- [WRITTEN REQUEST]
Only the lines from the line containing "Generate a Python" through the line containing "import seaborn as sns" should be reproduced, please, with no pictures.

- [RECORDS SHOWN]
───

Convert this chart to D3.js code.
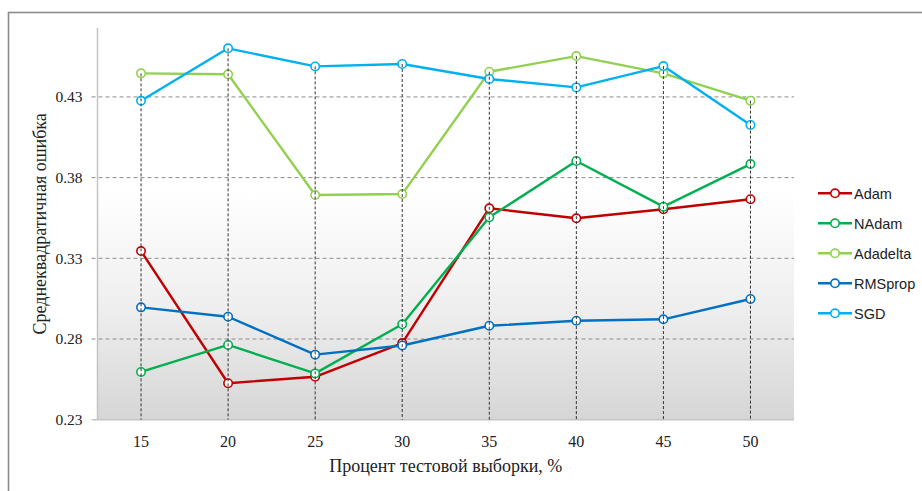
<!DOCTYPE html>
<html>
<head>
<meta charset="utf-8">
<script src="https://cdn.jsdelivr.net/npm/d3@7"></script>
<style>
  html, body { margin: 0; padding: 0; background: #fff; }
  svg { display: block; }
</style>
</head>
<body>
<svg id="chart" width="922" height="491"></svg>
<script>
// Test-sample share, % (category axis)
const categories = ["15", "20", "25", "30", "35", "40", "45", "50"];

// RMSE per optimizer
const adam     = [0.3345, 0.2526, 0.2566, 0.2775, 0.3610, 0.3548, 0.3604, 0.3666];
const nadam    = [0.2596, 0.2763, 0.2587, 0.2891, 0.3554, 0.3903, 0.3620, 0.3884];
const adadelta = [0.4446, 0.4440, 0.3692, 0.3698, 0.4456, 0.4553, 0.4446, 0.4277];
const rmsprop  = [0.2996, 0.2938, 0.2703, 0.2760, 0.2882, 0.2913, 0.2922, 0.3048];
const sgd      = [0.4276, 0.4601, 0.4489, 0.4504, 0.4411, 0.4359, 0.4491, 0.4126];

const seriesNames  = ["Adam", "NAdam", "Adadelta", "RMSprop", "SGD"];
const seriesValues = [adam, nadam, adadelta, rmsprop, sgd];
const seriesColors = ["#c00000", "#00b050", "#92d050", "#0070c0", "#00b0f0"];

const yTicks = [0.23, 0.28, 0.33, 0.38, 0.43];
const yMin = 0.23, yMax = 0.4727;

const xTitle = "Процент тестовой выборки, %";
const yTitle = "Среднеквадратичная ошибка";

const svg = d3.select("#chart");
const plot = { left: 97.5, right: 794, top: 28, bottom: 419.7 };

const x = d3.scaleBand().domain(categories).range([plot.left, plot.right]).padding(0);
const xc = c => x(c) + x.bandwidth() / 2;
const y = d3.scaleLinear().domain([yMin, yMax]).range([plot.bottom, plot.top]);

// Outer chart frame
svg.append("rect")
  .attr("x", 8.5).attr("y", 12.5).attr("width", 1000).attr("height", 1000)
  .attr("fill", "none").attr("stroke", "#8a8a8a").attr("stroke-width", 1.6);

// Plot-area gradient fill
const defs = svg.append("defs");
const grad = defs.append("linearGradient").attr("id", "plotFill")
  .attr("x1", 0).attr("y1", 0).attr("x2", 0).attr("y2", 1);
grad.append("stop").attr("offset", "0").attr("stop-color", "#ffffff");
grad.append("stop").attr("offset", "0.42").attr("stop-color", "#ffffff");
grad.append("stop").attr("offset", "0.72").attr("stop-color", "#eeeeee");
grad.append("stop").attr("offset", "1").attr("stop-color", "#d6d6d6");

svg.append("rect")
  .attr("x", plot.left).attr("y", plot.top)
  .attr("width", plot.right - plot.left).attr("height", plot.bottom - plot.top)
  .attr("fill", "url(#plotFill)");

// Horizontal dashed gridlines
svg.append("g").selectAll("line")
  .data(yTicks.filter(t => t > yMin))
  .join("line")
  .attr("x1", plot.left - 6).attr("x2", plot.right)
  .attr("y1", d => y(d)).attr("y2", d => y(d))
  .attr("stroke", "#8c8c8c").attr("stroke-width", 1)
  .attr("stroke-dasharray", "4,3");

// Axes lines
svg.append("line")
  .attr("x1", plot.left).attr("x2", plot.left)
  .attr("y1", plot.top).attr("y2", plot.bottom)
  .attr("stroke", "#c4c4c4").attr("stroke-width", 1.5);
svg.append("line")
  .attr("x1", plot.left - 6).attr("x2", plot.right)
  .attr("y1", plot.bottom).attr("y2", plot.bottom)
  .attr("stroke", "#c4c4c4").attr("stroke-width", 1.5);

// Y tick labels
const yAxis = d3.axisLeft(y).tickValues(yTicks).tickFormat(d3.format(".2f")).tickSize(0).tickPadding(15);
const gy = svg.append("g").attr("transform", `translate(${plot.left},0)`).call(yAxis);
gy.select(".domain").remove();
gy.selectAll("text")
  .attr("font-family", "'Liberation Serif', 'Times New Roman', serif")
  .attr("font-size", 15.5).attr("fill", "#222");

// X tick labels
const xAxis = d3.axisBottom(x).tickSize(0).tickPadding(0);
const gx = svg.append("g").attr("transform", `translate(0,${plot.bottom})`).call(xAxis);
gx.select(".domain").remove();
gx.selectAll("text")
  .attr("dy", null).attr("y", 27)
  .attr("font-family", "'Liberation Serif', 'Times New Roman', serif")
  .attr("font-size", 16).attr("fill", "#222");

// Axis titles
svg.append("text")
  .attr("x", (plot.left + plot.right) / 2).attr("y", 472)
  .attr("text-anchor", "middle")
  .attr("font-family", "'Liberation Serif', 'Times New Roman', serif")
  .attr("font-size", 18).attr("fill", "#222")
  .text(xTitle);
svg.append("text")
  .attr("transform", `translate(46,${(plot.top + plot.bottom) / 2}) rotate(-90)`)
  .attr("text-anchor", "middle")
  .attr("font-family", "'Liberation Serif', 'Times New Roman', serif")
  .attr("font-size", 18).attr("fill", "#222")
  .text(yTitle);

// Series lines and markers
const line = d3.line().x((d, i) => xc(categories[i])).y(d => y(d));
const seriesG = svg.append("g");
seriesValues.forEach((vals, s) => {
  seriesG.append("path")
    .attr("d", line(vals))
    .attr("fill", "none")
    .attr("stroke", seriesColors[s]).attr("stroke-width", 2.4)
    .attr("stroke-linejoin", "round");
});
seriesValues.forEach((vals, s) => {
  seriesG.append("g").selectAll("circle")
    .data(vals)
    .join("circle")
    .attr("cx", (d, i) => xc(categories[i]))
    .attr("cy", d => y(d))
    .attr("r", 4.2)
    .attr("fill", "#fff")
    .attr("stroke", seriesColors[s]).attr("stroke-width", 1.6);
});

// Drop lines from the highest point of each category to the axis
const tops = categories.map((c, i) => d3.max(seriesValues, v => v[i]));
svg.append("g").selectAll("line")
  .data(tops)
  .join("line")
  .attr("x1", (d, i) => xc(categories[i])).attr("x2", (d, i) => xc(categories[i]))
  .attr("y1", d => y(d)).attr("y2", plot.bottom)
  .attr("stroke", "#333").attr("stroke-width", 1)
  .attr("stroke-dasharray", "3,2");

// Legend
const legend = svg.append("g");
const legY0 = 193.3, legStep = 30;
seriesNames.forEach((name, s) => {
  const gy0 = legY0 + s * legStep;
  const g = legend.append("g");
  g.append("line")
    .attr("x1", 818).attr("x2", 852).attr("y1", gy0).attr("y2", gy0)
    .attr("stroke", seriesColors[s]).attr("stroke-width", 2.4);
  g.append("circle")
    .attr("cx", 835).attr("cy", gy0).attr("r", 4.2)
    .attr("fill", "#fff").attr("stroke", seriesColors[s]).attr("stroke-width", 1.6);
  g.append("text")
    .attr("x", 854).attr("y", gy0).attr("dy", "0.36em")
    .attr("font-family", "'Liberation Sans', Arial, sans-serif")
    .attr("font-size", 14.5).attr("fill", "#222")
    .text(name);
});
</script>
</body>
</html>
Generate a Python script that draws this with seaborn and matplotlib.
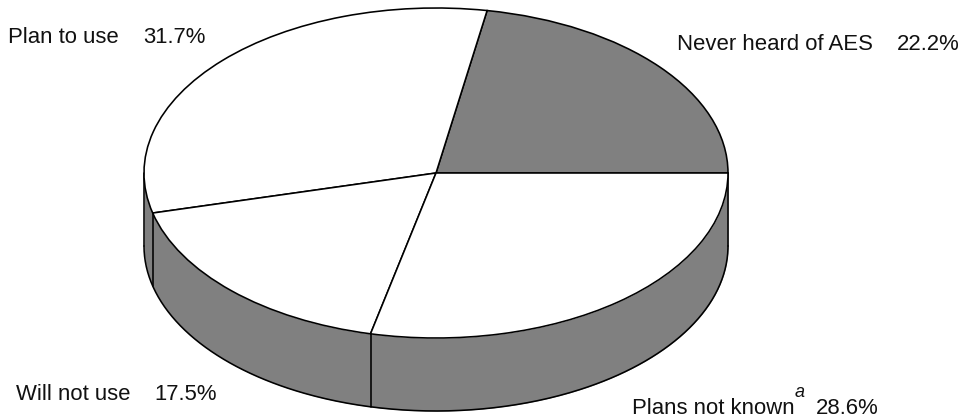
"""Survey pie with a drawn-on side wall, squashed to look like a 3D disc."""

import matplotlib.pyplot as plt
import numpy as np
import seaborn as sns

LABELS = ["Never heard of AES", "Plan to use", "Will not use", "Plans not known"]
SHARES = [22.2, 31.7, 17.5, 28.6]
SHARE_TEXT = ["22.2%", "31.7%", "17.5%", "28.6%"]
FACE_COLORS = ["#808080", "#ffffff", "#ffffff", "#ffffff"]

WIDTH, HEIGHT = 980, 419
CENTER_X, CENTER_Y = 436, 173
RADIUS_X, RADIUS_Y = 292, 165
DEPTH = 73 / RADIUS_Y  # wall height in axis units
GREY = "#808080"
LW = 1.15


def px(x, y):
    """Convert picture pixels to data units of the unit-circle axes."""
    return (x - CENTER_X) / RADIUS_X, (CENTER_Y - y) / RADIUS_Y


sns.set_theme(style="white")
plt.rcParams["font.family"] = ["Liberation Sans", "DejaVu Sans"]

fig = plt.figure(figsize=(WIDTH / 100, HEIGHT / 100), dpi=100)
ax = fig.add_axes([0, 0, 1, 1])

# side wall: the lower half of the rim, pushed down by DEPTH
theta = np.linspace(np.pi, 2 * np.pi, 400)
ax.fill_between(np.cos(theta), np.sin(theta), np.sin(theta) - DEPTH,
                color=GREY, lw=0, zorder=1)
ax.plot(np.cos(theta), np.sin(theta) - DEPTH, color="black", lw=LW, zorder=2)
for edge in (-1, 1):
    ax.plot([edge, edge], [0, -DEPTH], color="black", lw=LW, zorder=2)

# vertical seams where a slice boundary falls on the front of the rim
edges = np.cumsum(SHARES) / np.sum(SHARES) * 2 * np.pi
for angle in edges:
    if np.pi < angle < 2 * np.pi - 1e-6:
        x, y = np.cos(angle), np.sin(angle)
        ax.plot([x, x], [y, y - DEPTH], color="black", lw=LW, zorder=2)

wedges, _ = ax.pie(SHARES, colors=FACE_COLORS, startangle=0, counterclock=True,
                   wedgeprops={"edgecolor": "black", "linewidth": LW})
for wedge in wedges:
    wedge.set_zorder(3)

ax.set_aspect("auto")
ax.set_xlim(px(0, 0)[0], px(WIDTH, 0)[0])
ax.set_ylim(px(0, HEIGHT)[1], px(0, 0)[1])
ax.axis("off")

TEXT_SIZE = 15.9
tx = {"transform": fig.transFigure, "fontsize": TEXT_SIZE, "color": "#111111", "va": "baseline"}


def put(x, y, text, **kw):
    ax.text(x / WIDTH, 1 - y / HEIGHT, text, **{**tx, **kw})


put(677, 50, LABELS[0])
put(897, 50, SHARE_TEXT[0])
put(8, 43, LABELS[1])
put(143, 43, SHARE_TEXT[1])
put(16, 400, LABELS[2])
put(154, 400, SHARE_TEXT[2])
put(632, 414, LABELS[3])
put(795, 397, "a", style="italic", fontsize=13)
put(816, 414, SHARE_TEXT[3])

fig.savefig("out.png", dpi=100)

───

- [FULL SOLUTION]
Generate a Python script that draws this with seaborn and matplotlib.
"""Survey pie with a drawn-on side wall, squashed to look like a 3D disc."""

import matplotlib.pyplot as plt
import numpy as np
import seaborn as sns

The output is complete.